Шрифт:
– Ну, как Вам, Мистер Стейф?
Она смахнула остаток слюны с губ, при этом вытянув их вперёд.
– Очень хорошо, Лена.
Ребятам в классе словно подарили вторую жизнь: шёпот разлетается быстрее самолётов. Грязная извращенка. Теперь я ненавижу курсы здоровья и безопасности ещё больше.
В безжизненном коридоре раздаётся высокий гул звонка, который быстро сменяется шуршанием сумок и колоритным голосам на фоне. Стулья и парты заскрипели; повсюду начинают сминать использованную не в образовательных целях бумагу, из-за чего в ногах быстро образовываются белоснежные комки.
Глава 6
Знаете, что такое дом? Родной дом, где так тепло и уютно? Где можно погреться у камина и нежиться на мягком махровом диване, смотря любимую передачу по телевизору и заливаться смехом как в первый раз? Если да, то тогда вам знакомы те приятные щекочущие ощущения в животе. От моих не осталось и следа с тех пор, как меня начала пичкать таблетками для похудения и активированным углём.
– Ты приняла таблетки?
Ну, вот опять.
– Да. Выпила сразу, как ты дала.
– На весы.
Только не это.
Мы проходим в просторный гардероб. Длинная узкая комната без окон, с вставленными стеклянными шкафами пугает меня больше всех остальных помещений в доме. Неоновая подсветка под потолком вперемежку освещает то карниз, то незамысловатые узоры на стенах. Радужные блики скользят по отражающим ящиках – всё, как в самом красивом хоррор-фильме.

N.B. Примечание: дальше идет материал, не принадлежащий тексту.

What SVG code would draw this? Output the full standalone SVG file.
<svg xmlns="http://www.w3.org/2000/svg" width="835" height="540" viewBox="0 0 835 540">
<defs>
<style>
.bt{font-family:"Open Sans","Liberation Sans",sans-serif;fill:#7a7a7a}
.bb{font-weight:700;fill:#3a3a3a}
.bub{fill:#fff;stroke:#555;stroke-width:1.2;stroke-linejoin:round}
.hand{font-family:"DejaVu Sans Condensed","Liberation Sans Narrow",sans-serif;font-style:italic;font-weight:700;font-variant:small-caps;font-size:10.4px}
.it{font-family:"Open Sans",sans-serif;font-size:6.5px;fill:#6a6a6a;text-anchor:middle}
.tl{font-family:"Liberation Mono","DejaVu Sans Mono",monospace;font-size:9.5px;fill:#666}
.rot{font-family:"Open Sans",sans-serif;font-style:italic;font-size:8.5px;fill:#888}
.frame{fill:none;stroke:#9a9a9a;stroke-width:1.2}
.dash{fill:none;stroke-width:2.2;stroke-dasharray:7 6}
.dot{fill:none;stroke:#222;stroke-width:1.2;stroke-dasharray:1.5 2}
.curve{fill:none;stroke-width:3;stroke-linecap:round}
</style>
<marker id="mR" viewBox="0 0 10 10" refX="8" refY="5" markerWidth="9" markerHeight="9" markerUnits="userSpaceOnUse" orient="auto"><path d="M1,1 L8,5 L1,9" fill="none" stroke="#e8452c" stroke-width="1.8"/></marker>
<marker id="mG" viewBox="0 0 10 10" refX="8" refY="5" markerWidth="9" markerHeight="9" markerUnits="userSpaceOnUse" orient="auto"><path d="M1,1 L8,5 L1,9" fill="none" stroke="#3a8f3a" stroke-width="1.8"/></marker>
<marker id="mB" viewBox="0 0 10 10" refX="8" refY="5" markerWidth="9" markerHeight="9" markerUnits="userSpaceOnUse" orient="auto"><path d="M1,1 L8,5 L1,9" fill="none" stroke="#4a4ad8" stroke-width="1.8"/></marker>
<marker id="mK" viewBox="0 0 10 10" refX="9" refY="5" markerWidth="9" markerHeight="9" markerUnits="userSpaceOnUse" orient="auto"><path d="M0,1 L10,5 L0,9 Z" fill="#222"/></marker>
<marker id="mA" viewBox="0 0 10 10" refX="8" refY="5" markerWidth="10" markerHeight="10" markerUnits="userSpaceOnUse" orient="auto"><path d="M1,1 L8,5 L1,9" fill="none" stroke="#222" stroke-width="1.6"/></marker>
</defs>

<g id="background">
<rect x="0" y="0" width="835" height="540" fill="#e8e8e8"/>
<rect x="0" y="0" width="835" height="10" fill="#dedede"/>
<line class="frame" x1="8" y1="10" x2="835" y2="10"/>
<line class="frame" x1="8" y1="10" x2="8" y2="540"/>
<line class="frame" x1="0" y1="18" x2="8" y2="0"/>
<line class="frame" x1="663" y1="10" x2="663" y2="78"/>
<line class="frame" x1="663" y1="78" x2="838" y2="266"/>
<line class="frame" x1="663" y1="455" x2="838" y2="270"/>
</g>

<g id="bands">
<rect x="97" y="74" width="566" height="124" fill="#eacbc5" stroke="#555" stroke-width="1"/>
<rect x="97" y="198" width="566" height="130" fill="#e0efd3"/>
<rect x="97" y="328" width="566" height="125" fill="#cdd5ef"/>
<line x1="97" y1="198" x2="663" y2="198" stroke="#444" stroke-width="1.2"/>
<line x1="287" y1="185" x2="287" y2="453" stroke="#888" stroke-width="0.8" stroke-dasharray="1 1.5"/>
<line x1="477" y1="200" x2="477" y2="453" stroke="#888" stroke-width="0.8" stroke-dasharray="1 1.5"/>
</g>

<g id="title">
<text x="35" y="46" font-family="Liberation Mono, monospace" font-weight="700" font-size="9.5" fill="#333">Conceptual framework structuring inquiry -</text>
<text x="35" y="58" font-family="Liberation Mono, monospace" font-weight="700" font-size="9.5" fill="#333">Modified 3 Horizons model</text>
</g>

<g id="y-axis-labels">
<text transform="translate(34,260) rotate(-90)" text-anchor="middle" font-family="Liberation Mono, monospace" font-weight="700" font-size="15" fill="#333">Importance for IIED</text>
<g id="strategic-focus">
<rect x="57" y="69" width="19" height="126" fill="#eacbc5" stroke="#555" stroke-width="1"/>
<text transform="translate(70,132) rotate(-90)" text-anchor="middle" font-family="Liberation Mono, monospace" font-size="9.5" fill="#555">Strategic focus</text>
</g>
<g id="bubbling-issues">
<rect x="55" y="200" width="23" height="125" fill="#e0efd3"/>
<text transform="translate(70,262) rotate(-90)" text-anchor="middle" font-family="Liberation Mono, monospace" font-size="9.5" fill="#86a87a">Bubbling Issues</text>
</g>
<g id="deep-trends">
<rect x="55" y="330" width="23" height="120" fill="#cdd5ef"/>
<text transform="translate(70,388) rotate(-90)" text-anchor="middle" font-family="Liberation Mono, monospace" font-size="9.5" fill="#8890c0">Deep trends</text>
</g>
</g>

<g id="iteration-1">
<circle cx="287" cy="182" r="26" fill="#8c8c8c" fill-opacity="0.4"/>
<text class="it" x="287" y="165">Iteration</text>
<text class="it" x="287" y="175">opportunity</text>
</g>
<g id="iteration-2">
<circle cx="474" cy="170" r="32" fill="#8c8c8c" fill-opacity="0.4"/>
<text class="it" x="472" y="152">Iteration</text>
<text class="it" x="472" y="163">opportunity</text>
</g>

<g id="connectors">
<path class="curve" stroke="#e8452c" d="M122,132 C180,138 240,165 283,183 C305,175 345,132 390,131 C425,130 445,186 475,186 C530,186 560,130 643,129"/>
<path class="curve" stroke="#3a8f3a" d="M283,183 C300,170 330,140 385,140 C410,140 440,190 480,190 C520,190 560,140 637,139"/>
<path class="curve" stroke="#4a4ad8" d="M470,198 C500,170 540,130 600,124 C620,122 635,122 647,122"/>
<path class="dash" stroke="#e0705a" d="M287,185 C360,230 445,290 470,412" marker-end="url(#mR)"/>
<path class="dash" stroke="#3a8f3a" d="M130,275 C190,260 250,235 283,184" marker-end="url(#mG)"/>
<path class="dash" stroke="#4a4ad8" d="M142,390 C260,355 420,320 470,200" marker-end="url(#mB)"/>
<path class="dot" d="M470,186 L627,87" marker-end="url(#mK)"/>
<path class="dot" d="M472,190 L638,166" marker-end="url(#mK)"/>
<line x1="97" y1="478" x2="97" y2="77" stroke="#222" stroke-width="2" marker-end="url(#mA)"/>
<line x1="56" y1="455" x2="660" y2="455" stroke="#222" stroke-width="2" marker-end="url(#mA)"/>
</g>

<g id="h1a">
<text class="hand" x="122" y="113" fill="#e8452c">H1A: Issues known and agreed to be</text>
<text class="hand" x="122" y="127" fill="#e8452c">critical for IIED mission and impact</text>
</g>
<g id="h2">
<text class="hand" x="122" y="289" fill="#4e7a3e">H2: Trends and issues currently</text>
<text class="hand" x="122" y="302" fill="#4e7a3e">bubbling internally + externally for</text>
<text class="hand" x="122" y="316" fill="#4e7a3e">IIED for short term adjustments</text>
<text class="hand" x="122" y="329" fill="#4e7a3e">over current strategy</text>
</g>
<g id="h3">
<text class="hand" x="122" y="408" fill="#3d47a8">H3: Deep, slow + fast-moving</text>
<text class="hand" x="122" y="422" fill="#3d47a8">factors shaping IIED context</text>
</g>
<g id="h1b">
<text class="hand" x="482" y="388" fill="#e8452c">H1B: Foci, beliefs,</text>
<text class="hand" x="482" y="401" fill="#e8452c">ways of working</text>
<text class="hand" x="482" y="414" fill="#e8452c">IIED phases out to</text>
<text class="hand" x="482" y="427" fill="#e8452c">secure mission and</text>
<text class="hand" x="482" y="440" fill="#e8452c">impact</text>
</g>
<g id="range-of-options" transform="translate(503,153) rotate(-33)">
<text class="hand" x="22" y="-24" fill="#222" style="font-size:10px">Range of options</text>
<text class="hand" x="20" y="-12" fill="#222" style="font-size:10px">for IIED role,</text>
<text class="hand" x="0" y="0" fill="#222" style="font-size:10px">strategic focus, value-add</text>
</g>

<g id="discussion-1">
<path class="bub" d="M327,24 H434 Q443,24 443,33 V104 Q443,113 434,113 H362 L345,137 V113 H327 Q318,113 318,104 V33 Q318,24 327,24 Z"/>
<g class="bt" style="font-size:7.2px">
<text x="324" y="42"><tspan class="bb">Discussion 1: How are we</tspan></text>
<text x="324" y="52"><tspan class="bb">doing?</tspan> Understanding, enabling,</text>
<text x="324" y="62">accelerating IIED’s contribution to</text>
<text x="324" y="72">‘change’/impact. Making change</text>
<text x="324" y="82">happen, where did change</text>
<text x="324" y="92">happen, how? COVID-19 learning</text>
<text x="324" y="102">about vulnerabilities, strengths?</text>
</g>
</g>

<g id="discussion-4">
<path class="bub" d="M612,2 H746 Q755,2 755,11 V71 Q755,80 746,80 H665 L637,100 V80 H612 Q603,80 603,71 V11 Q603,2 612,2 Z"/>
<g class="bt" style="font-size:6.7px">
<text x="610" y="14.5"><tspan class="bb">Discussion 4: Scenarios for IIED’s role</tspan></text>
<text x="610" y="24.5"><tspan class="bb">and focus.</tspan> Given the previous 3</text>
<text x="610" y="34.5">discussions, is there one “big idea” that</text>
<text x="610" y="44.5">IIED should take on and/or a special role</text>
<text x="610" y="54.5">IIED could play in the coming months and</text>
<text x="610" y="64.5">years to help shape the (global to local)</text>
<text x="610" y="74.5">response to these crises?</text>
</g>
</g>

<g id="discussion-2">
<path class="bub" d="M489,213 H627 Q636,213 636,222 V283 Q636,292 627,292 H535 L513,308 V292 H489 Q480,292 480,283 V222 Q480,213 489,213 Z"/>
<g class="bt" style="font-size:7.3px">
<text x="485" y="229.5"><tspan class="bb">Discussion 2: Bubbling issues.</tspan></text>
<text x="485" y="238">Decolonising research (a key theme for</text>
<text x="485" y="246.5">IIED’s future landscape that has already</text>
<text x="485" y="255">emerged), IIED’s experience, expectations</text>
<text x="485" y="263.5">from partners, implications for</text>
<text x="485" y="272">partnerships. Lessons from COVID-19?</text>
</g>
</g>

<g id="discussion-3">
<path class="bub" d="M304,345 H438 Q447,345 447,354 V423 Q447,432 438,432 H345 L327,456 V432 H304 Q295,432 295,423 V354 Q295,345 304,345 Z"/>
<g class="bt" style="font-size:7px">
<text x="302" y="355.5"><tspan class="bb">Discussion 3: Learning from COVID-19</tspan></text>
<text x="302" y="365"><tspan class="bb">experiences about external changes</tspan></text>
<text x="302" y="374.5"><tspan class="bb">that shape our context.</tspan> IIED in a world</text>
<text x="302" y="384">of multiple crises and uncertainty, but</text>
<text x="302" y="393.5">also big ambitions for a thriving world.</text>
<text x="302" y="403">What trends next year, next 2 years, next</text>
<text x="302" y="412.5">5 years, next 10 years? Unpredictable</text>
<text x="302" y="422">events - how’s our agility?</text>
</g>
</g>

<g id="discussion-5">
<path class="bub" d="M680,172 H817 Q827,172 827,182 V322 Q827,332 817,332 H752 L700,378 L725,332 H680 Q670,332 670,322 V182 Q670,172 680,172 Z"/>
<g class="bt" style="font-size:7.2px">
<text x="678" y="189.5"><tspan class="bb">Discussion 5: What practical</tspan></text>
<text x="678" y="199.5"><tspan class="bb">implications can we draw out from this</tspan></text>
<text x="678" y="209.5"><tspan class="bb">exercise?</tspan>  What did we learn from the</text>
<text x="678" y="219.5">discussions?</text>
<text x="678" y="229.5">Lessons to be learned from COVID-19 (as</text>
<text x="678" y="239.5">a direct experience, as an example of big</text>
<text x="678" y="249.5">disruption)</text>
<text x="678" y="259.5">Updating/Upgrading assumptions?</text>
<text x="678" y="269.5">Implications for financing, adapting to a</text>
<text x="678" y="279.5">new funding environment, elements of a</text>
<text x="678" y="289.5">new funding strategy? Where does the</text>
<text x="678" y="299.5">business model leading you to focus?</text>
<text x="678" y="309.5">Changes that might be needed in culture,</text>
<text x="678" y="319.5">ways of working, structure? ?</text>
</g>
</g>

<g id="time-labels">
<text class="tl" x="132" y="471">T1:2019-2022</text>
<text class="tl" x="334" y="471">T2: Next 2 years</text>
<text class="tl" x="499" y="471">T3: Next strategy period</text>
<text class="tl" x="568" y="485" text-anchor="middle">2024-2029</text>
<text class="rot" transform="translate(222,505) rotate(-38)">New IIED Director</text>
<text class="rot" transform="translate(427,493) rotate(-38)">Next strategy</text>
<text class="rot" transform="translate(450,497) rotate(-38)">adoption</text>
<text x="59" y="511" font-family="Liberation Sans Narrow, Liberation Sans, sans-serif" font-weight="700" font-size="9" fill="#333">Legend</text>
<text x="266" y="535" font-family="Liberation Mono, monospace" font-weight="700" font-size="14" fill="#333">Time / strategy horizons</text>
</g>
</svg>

Стеклянные весы аккуратно располагаются в углу. Сейчас стрелка на нуле, но стоит мне встать на них, как она перекатит за сорок килограммов. А этого я совсем не хочу.
Холодный пласт под ногами заставляет меня напрячься.
– Руки по швам.
Мать проводит своей острой ладонью от моего локтя до запястья. Я дрожу, подобно осеннему листу в ураган.
– Спину ровно, иначе дам корсет.
Я чуть дальше выставляю грудь и увожу плечи назад.
Мать судорожно бегает вокруг меня, создавая лёгкие ветряные потоки. Мои волосы колышутся, а длинные пряди чёлки щекочут щёки.
– Ты принимала таблетки? – её голос грубеет, а напряжение растёт с каждым сказанным словом.
– Да.
– Не ври.
Но внутренний голос велел мне не выдавать себя.
– Я спрашиваю ещё раз, ты принимала таблетки?
Я медленно, почти незаметно опускаю глаза на стрелку. Она чётко указывает на сорок два. Я переминаюсь с ноги на ногу в надежде, что они просто поломались или я встала неправильно.
– Чего ты топчешься?
– Просто.
– Ты принимала таблетки?
Нет. И я рада, что их содержимое гниёт сейчас в школьном мусорном ведре у медицинского кабинета. Может быть, их уже вывезли на городскую свалку, где им и место.
В момент я перестаю слышать писк посудомоечной машины. Журчание воды в ванной комнате скрывается в мраморных стенках. Я остаюсь одна.
– Дрянь! – мать взмахивает руками ввысь.
Последний вздох.
Она хватает меня сзади за волосы режущими пальцами и откидывает вбок, как живодёры избавляются от бездомных собак. Меня будто отхлестали колкими розами прямо по голове. Я хватаюсь двумя руками за корни волос, чтобы боль прекратилась как можно быстрее.
– Что я тебе утром говорила? Ты хотя бы понимаешь, что ты делаешь?
Она пинает весы так, что те с огромной скоростью отлетают и трещат вместе со стеклянной дверцей шкафа.
Лицо матери становится совсем звериным. Изящные стрелки рядом с глазами сливаются с её чёрными зрачками. Теперь в её взоре нет ничего, кроме ярости. Лучезарная улыбка превращается в стиснутые клыки, уже готовые без всяких раздумий разодрать мою плоть на мелкие кусочки, собрать воедино которые будет не в силах даже самый опытный археолог. На её плоском лбу проступают морщины, и даже тональный крем не спасает её кожу от таких преображений.
Мать бросается ко мне скорым шагом:
– Ты у меня сутками будешь без еды сидеть!
Она замахивается. Её нежный маникюр теперь походит на ногти бурого медведя или самого страшного обитателя ада.
В это же мгновение их остриё впивается в моё плечо, и мать с силой откидывает меня в сторону.
– Дрянь! Неблагодарная!
Я успеваю только сморщиться перед тем, как удариться затылком о зеркальную поверхность шкафа.
Прозрачный треск раздаётся позади, моментально оглушая меня. На второй план уходят в возгласы матери, и шум телевизора в соседней комнате. Теперь я слышу только своё сердцебиение и хрустальный звон стекла.